Михайло Ломоносов, бывший студент Славяно-греко-латинской академии, а ныне непонятно кто при его императорском величестве, в конце августа даже немного приболел. Наверное, просто потому, что с момента прибытия в Санкт-Петербург спать у него получалось от силы по четыре часа в сутки, да и то не всегда. Мало того, что ныне он вроде бы являлся учеником сразу двух господ академиков — Леонарда Эйлера и Даниила Бернулли. Так ведь приходилось еще изучать немецкий язык, ибо по-латыни можно было понять далеко не все. Плюс помогать Эйлеру учить русский, это тоже царь возложил на Михайлу. И, наконец, самое главное — наука химия. Именно так, без букв "а" и "л" в начале слова.
Основы сей науки разработал великий ученый Шенда Кристодемус, коего Михайло имел честь лицезреть не далее как три дня назад. Император, узнав, что Ломоносова начало лихорадить и заболело горло, лично привел к нему знаменитого лекаря. Правда, строго предупредив, чтобы Михаил Васильевич не вздумал его о чем-нибудь спрашивать. Мол, тогда ученый страшно разозлится, да так, что может вообще уехать из России.

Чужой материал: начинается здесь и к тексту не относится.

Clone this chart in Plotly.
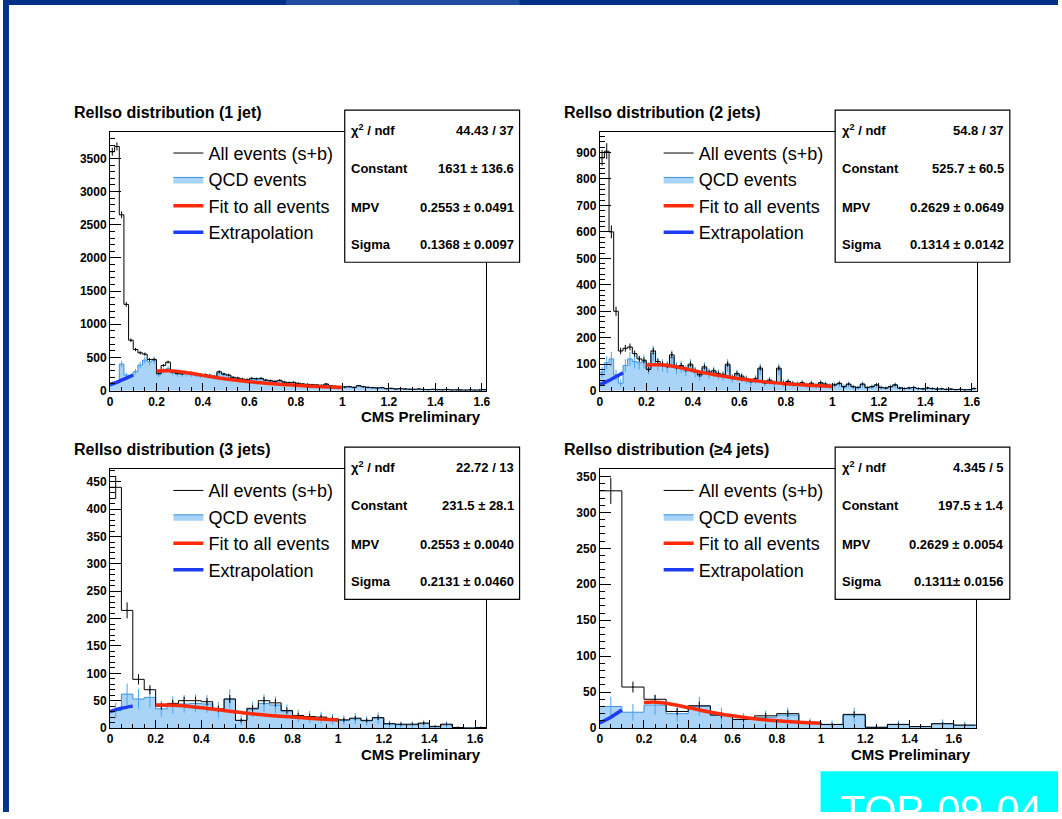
import numpy as np
import plotly.graph_objects as go

W, H = 1062, 819
FONT = "Liberation Sans, Arial, Helvetica, sans-serif"

# ---------------- data ----------------
titles = ["RelIso distribution (1 jet)", "RelIso distribution (2 jets)",
          "RelIso distribution (3 jets)", "RelIso distribution (\u22654 jets)"]
bin_width = [0.02, 0.02, 0.05, 0.1]

all_1 = [3600, 3680, 2650, 1300, 760, 620, 570, 550, 470, 470,
         260, 380, 430, 280, 260, 255, 270, 250, 245, 235,
         240, 230, 215, 285, 250, 235, 200, 190, 175, 165,
         185, 180, 185, 160, 150, 140, 155, 130, 120, 125,
         110, 100, 95, 90, 85, 80, 100, 75, 65, 60,
         55, 60, 50, 75, 60, 50, 45, 40, 45, 30,
         35, 25, 30, 25, 22, 20, 25, 18, 15, 20,
         15, 12, 18, 10, 12, 10, 8, 12, 8, 10, 15]
qcd_1 = [120, 130, 400, 235, 220, 285, 385, 460, 435, 460,
         240, 300, 330, 270, 250, 245, 255, 240, 235, 225,
         230, 220, 205, 265, 240, 225, 190, 180, 165, 160,
         175, 170, 175, 150, 145, 135, 145, 125, 115, 115,
         105, 95, 90, 85, 80, 75, 90, 70, 62, 57,
         52, 57, 47, 70, 57, 47, 42, 38, 42, 28,
         33, 23, 28, 23, 20, 18, 23, 16, 14, 18,
         14, 11, 16, 9, 11, 9, 7, 11, 7, 9, 13]

all_2 = [880, 905, 600, 300, 150, 160, 165, 140, 120, 115,
         80, 150, 110, 100, 95, 135, 90, 95, 80, 100,
         75, 60, 90, 70, 75, 65, 60, 100, 50, 65,
         55, 45, 35, 45, 85, 30, 40, 30, 85, 30,
         35, 28, 25, 30, 22, 28, 20, 30, 25, 20,
         22, 28, 15, 25, 15, 12, 25, 12, 15, 22,
         12, 10, 15, 22, 10, 8, 10, 12, 8, 7,
         10, 8, 6, 7, 5, 6, 4, 5, 3, 4, 8]
qcd_2 = [70, 105, 120, 60, 28, 95, 120, 110, 105, 110,
         85, 140, 100, 95, 90, 125, 85, 90, 75, 95,
         70, 55, 85, 65, 70, 60, 55, 95, 45, 60,
         50, 42, 32, 42, 80, 28, 37, 28, 80, 28,
         32, 26, 23, 28, 20, 26, 18, 28, 23, 18,
         20, 26, 14, 23, 14, 11, 23, 11, 14, 20,
         11, 9, 14, 20, 9, 7, 9, 11, 7, 6,
         9, 7, 5, 6, 4, 5, 3, 4, 3, 3, 7]

all_3 = [440, 215, 89, 70, 40, 45, 50, 50, 48, 35, 53, 14, 36, 50, 46, 32, 23,
         21, 20, 17, 15, 18, 14, 19, 8, 7, 7, 9, 3, 7, 1, 0, 1]
qcd_3 = [32, 62, 53, 56, 35, 42, 44, 45, 44, 33, 53, 14, 34, 45, 42, 30, 22,
         20, 19, 16, 14, 17, 13, 18, 7, 6, 6, 8, 2, 6, 1, 0, 1]

all_4 = [330, 57, 40, 23, 31, 18, 12, 17, 20, 8, 5, 19, 1, 5, 2, 6, 4]
qcd_4 = [30, 22, 32, 20, 30, 18, 12, 15, 18, 7, 5, 18, 1, 5, 2, 6, 4]

# fit curve (red) and extrapolation (blue)
fit_x_1 = [0.2, 0.25, 0.3, 0.35, 0.4, 0.45, 0.5, 0.6, 0.7, 0.8, 0.9, 1.0]
fit_y_1 = [295, 298, 285, 262, 230, 202, 177, 135, 103, 80, 62, 49]
ext_x_1 = [0, 0.025, 0.05, 0.075, 0.1]
ext_y_1 = [85, 120, 158, 196, 232]

fit_x_2 = [0.2, 0.25, 0.3, 0.35, 0.4, 0.45, 0.5, 0.6, 0.7, 0.8, 0.9, 1.0]
fit_y_2 = [97, 98, 94, 86, 76, 67, 59, 45, 34, 26, 20, 16]
ext_x_2 = [0, 0.025, 0.05, 0.075, 0.1]
ext_y_2 = [22, 32, 43, 55, 68]

fit_x_3 = [0.2, 0.25, 0.3, 0.4, 0.5, 0.6, 0.7, 0.8, 0.9, 1.0]
fit_y_3 = [42, 42, 41, 37, 32, 27, 23, 20, 17, 14.5]
ext_x_3 = [0, 0.05, 0.1]
ext_y_3 = [30, 36, 40]

fit_x_4 = [0.2, 0.25, 0.3, 0.4, 0.5, 0.6, 0.7, 0.8, 0.9, 1.0]
fit_y_4 = [35.5, 36, 34.5, 28.5, 22, 17, 13, 10, 8, 6.5]
ext_x_4 = [0, 0.05, 0.1]
ext_y_4 = [7, 15, 25]

qcd_weight = 6.0  # event weight of the QCD sample (sets its error bars)

stat_labels = ["\u03c7<sup>2</sup> / ndf", "Constant", "MPV", "Sigma"]
stats_1 = ["44.43 / 37", "1631 \u00b1 136.6", "0.2553 \u00b1 0.0491", "0.1368 \u00b1 0.0097"]
stats_2 = ["54.8 / 37", "525.7 \u00b1 60.5", "0.2629 \u00b1 0.0649", "0.1314 \u00b1 0.0142"]
stats_3 = ["22.72 / 13", "231.5 \u00b1 28.1", "0.2553 \u00b1 0.0040", "0.2131 \u00b1 0.0460"]
stats_4 = ["4.345 / 5", "197.5 \u00b1 1.4", "0.2629 \u00b1 0.0054", "0.1311\u00b1 0.0156"]

legend_names = ["All events (s+b)", "QCD events", "Fit to all events", "Extrapolation"]
x_max = [1.62, 1.62, 1.65, 1.7]
y_max = [3900, 978, 473, 360]
y_dtick = [500, 100, 50, 50]
y_minor = [100, 20, 10, 10]
footer_label = "CMS Preliminary"
badge_text = "TOP-09-04"

# ---------------- styling / layout ----------------
QCD_FILL = "#a9d3f7"
QCD_LINE = "#3a93dc"
QCD_ERR = "#4aa6ec"
RED = "#ff2a0a"
BLUE = "#1b3cf2"

def px(x):
    return x / W

def py(y):
    return 1 - y / H

frames = [(107.7, 486.7, 133, 394), (600.7, 980.0, 133, 394),
          (107.7, 486.7, 473.3, 734.3), (600.7, 979.3, 473.3, 734.3)]
legend_pos = [(166.5, 136.0), (660.0, 136.0), (166.5, 476.3), (660.0, 476.3)]
boxes = [(344, 520, 111, 264.5), (837.7, 1013.5, 111, 264.5),
         (344, 520, 451, 604.5), (837.7, 1013.5, 451, 604.5)]
title_pos = [(69.0, 113.3), (563.0, 113.3), (69.0, 453.3), (563.0, 453.3)]
cms_pos = [(483.5, 420.5), (976.0, 420.5), (483.0, 760.5), (976.0, 760.5)]

panels = [
    (all_1, qcd_1, fit_x_1, fit_y_1, ext_x_1, ext_y_1, stats_1),
    (all_2, qcd_2, fit_x_2, fit_y_2, ext_x_2, ext_y_2, stats_2),
    (all_3, qcd_3, fit_x_3, fit_y_3, ext_x_3, ext_y_3, stats_3),
    (all_4, qcd_4, fit_x_4, fit_y_4, ext_x_4, ext_y_4, stats_4),
]

fig = go.Figure()
annotations = []
shapes = []
layout_axes = {}

tickfont = dict(family=FONT, size=12, color="black", weight="bold")

for i, (allv, qcdv, fx, fy, ex, ey, stv) in enumerate(panels):
    k = i + 1
    xa = "x" if k == 1 else f"x{k}"
    ya = "y" if k == 1 else f"y{k}"
    lg = "legend" if k == 1 else f"legend{k}"
    bw = bin_width[i]
    allv = np.array(allv, dtype=float)
    qcdv = np.array(qcdv, dtype=float)
    n = len(allv)
    edges = np.arange(n + 1) * bw
    centers = (np.arange(n) + 0.5) * bw

    common = dict(xaxis=xa, yaxis=ya, legend=lg, hoverinfo="skip")

    # QCD filled histogram
    fig.add_trace(go.Scatter(x=edges, y=np.append(qcdv, qcdv[-1]), mode="lines",
                             line=dict(shape="hv", color=QCD_LINE, width=1),
                             fill="tozeroy", fillcolor=QCD_FILL,
                             name=legend_names[1], legendrank=2, **common))
    fig.add_trace(go.Scatter(x=centers, y=qcdv, mode="markers",
                             marker=dict(size=1, color=QCD_ERR),
                             error_y=dict(type="data", array=np.sqrt(qcdv * qcd_weight),
                                          color=QCD_ERR, thickness=1, width=0),
                             showlegend=False, **common))
    # All events histogram
    fig.add_trace(go.Scatter(x=edges, y=np.append(allv, allv[-1]), mode="lines",
                             line=dict(shape="hv", color="black", width=1),
                             name=legend_names[0], legendrank=1, **common))
    fig.add_trace(go.Scatter(x=centers, y=allv, mode="markers",
                             marker=dict(size=1, color="black"),
                             error_y=dict(type="data", array=np.sqrt(allv),
                                          color="black", thickness=1, width=0),
                             showlegend=False, **common))
    # fit and extrapolation
    fig.add_trace(go.Scatter(x=fx, y=fy, mode="lines",
                             line=dict(shape="spline", color=RED, width=3.5),
                             name=legend_names[2], legendrank=3, **common))
    fig.add_trace(go.Scatter(x=ex, y=ey, mode="lines",
                             line=dict(shape="spline", color=BLUE, width=3.5),
                             name=legend_names[3], legendrank=4, **common))

    x0, x1, y0, y1 = frames[i]
    xkey = "xaxis" if k == 1 else f"xaxis{k}"
    ykey = "yaxis" if k == 1 else f"yaxis{k}"
    layout_axes[xkey] = dict(
        domain=[px(x0), px(x1)], anchor=ya, range=[0, x_max[i]],
        tick0=0, dtick=0.2, ticks="inside", ticklen=8, tickwidth=1, tickcolor="black",
        minor=dict(dtick=0.05, ticks="inside", ticklen=4, tickcolor="black", showgrid=False),
        showline=True, linecolor="black", linewidth=1, mirror=True,
        showgrid=False, zeroline=False, tickfont=tickfont, fixedrange=True)
    layout_axes[ykey] = dict(
        domain=[py(y1), py(y0)], anchor=xa, range=[0, y_max[i]],
        tick0=0, dtick=y_dtick[i], ticks="inside", ticklen=11, tickwidth=1, tickcolor="black",
        minor=dict(dtick=y_minor[i], ticks="inside", ticklen=5.5, tickcolor="black", showgrid=False),
        showline=True, linecolor="black", linewidth=1, mirror=True,
        showgrid=False, zeroline=False, tickfont=tickfont, fixedrange=True)

    lx, ly = legend_pos[i]
    layout_axes[lg] = dict(x=px(lx), y=py(ly), xanchor="left", yanchor="top",
                           bgcolor="rgba(0,0,0,0)", borderwidth=0,
                           font=dict(family=FONT, size=18, color="black"),
                           itemwidth=30, tracegroupgap=0, traceorder="normal")

    # title
    tx, ty = title_pos[i]
    annotations.append(dict(x=px(tx), y=py(ty), xref="paper", yref="paper",
                            xanchor="left", yanchor="middle", showarrow=False,
                            text=f"<b>{titles[i]}</b>",
                            font=dict(family=FONT, size=16, color="black")))
    # CMS Preliminary
    cx, cy = cms_pos[i]
    annotations.append(dict(x=px(cx), y=py(cy), xref="paper", yref="paper",
                            xanchor="right", yanchor="middle", showarrow=False,
                            text=f"<b>{footer_label}</b>",
                            font=dict(family=FONT, size=15, color="black")))
    # stats box
    bx0, bx1, by0, by1 = boxes[i]
    shapes.append(dict(type="rect", xref="paper", yref="paper",
                       x0=px(bx0), x1=px(bx1), y0=py(by1), y1=py(by0),
                       line=dict(color="black", width=1.2), fillcolor="white", layer="above"))
    row_off = [20.5, 59, 98, 136]
    for r in range(4):
        annotations.append(dict(x=px(bx0 + 4.5), y=py(by0 + row_off[r]), xref="paper", yref="paper",
                                xanchor="left", yanchor="middle", showarrow=False,
                                text=f"<b>{stat_labels[r]}</b>",
                                font=dict(family=FONT, size=13, color="black")))
        annotations.append(dict(x=px(bx1 - 3.5), y=py(by0 + row_off[r]), xref="paper", yref="paper",
                                xanchor="right", yanchor="middle", showarrow=False,
                                text=f"<b>{stv[r]}</b>",
                                font=dict(family=FONT, size=13, color="black")))

# slide decoration: blue strips and cyan badge
shapes.append(dict(type="rect", xref="paper", yref="paper", x0=0, x1=1, y0=py(5), y1=1,
                   line=dict(width=0), fillcolor="#003086", layer="above"))
shapes.append(dict(type="rect", xref="paper", yref="paper", x0=px(285), x1=px(520), y0=py(5), y1=1,
                   line=dict(width=0), fillcolor="#1f4c9f", layer="above"))
shapes.append(dict(type="rect", xref="paper", yref="paper", x0=0, x1=px(6), y0=0, y1=1,
                   line=dict(width=0), fillcolor="#00358c", layer="above"))
shapes.append(dict(type="rect", xref="paper", yref="paper", x0=px(823), x1=1, y0=0, y1=py(778),
                   line=dict(width=0), fillcolor="#00ffff", layer="above"))
annotations.append(dict(x=px(841), y=py(817), xref="paper", yref="paper",
                        xanchor="left", yanchor="middle", showarrow=False,
                        text=badge_text, font=dict(family=FONT, size=41, color="white")))

fig.update_layout(width=W, height=H, margin=dict(l=0, r=0, t=0, b=0),
                  paper_bgcolor="white", plot_bgcolor="white",
                  showlegend=True, annotations=annotations, shapes=shapes,
                  **layout_axes)

fig.write_html("out.html")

Целитель приложил к груди больного деревянную трубочку с раструбом, сам приник ухом ее тонкому концу и вскоре сообщил его величеству, что, слава всевышнему, воспаления легких у пациента нет. После чего достал пузырек со страшно дорогим новомодным лекарством керосином, от которого, говорят, чуть ли не мертвые оживали, и велел прополоскать горло, но так, чтобы внутрь по возможности ничего не попало. Вкус у лекарства оказался на удивление мерзким, но Шенда дал запить его какой-то настойкой со вкусом меда, а затем приклеил к спине Ломоносова бумажные квадратики, намазанные чем-то желтым. Посидел минут пятнадцать, снял свои бумажки, протер спину Ломоносова тряпочкой, смоченной в водке, и удалился, оставив керосин, настойку, бумажки, именуемые горчичниками, и писаную инструкцию, как и когда все это применять. Уже через день Михайло почувствовал себя здоровым, но император приказал ему лежать еще два дня, согласно указаниям Кристодемуса.
Сколько его величеству пришлось заплатить за лечение, Михайло даже думать не хотел, ибо всему Петербургу было известно — менее двухсот рублей целитель вообще никогда не берет, даже в самых простых случаях, а обычно так и гораздо более того. Сам Ломоносов, пожалуй, дал бы лекарю рубля два. Хотя, наверное, и трех не пожалел бы — вон до чего быстро все прошло, только-только успел толком выспаться, а болезни как не бывало. Больше же — вряд ли, с божьей помощью и сам бы как-нибудь выздоровел, но молодой царь, видимо, решил иначе.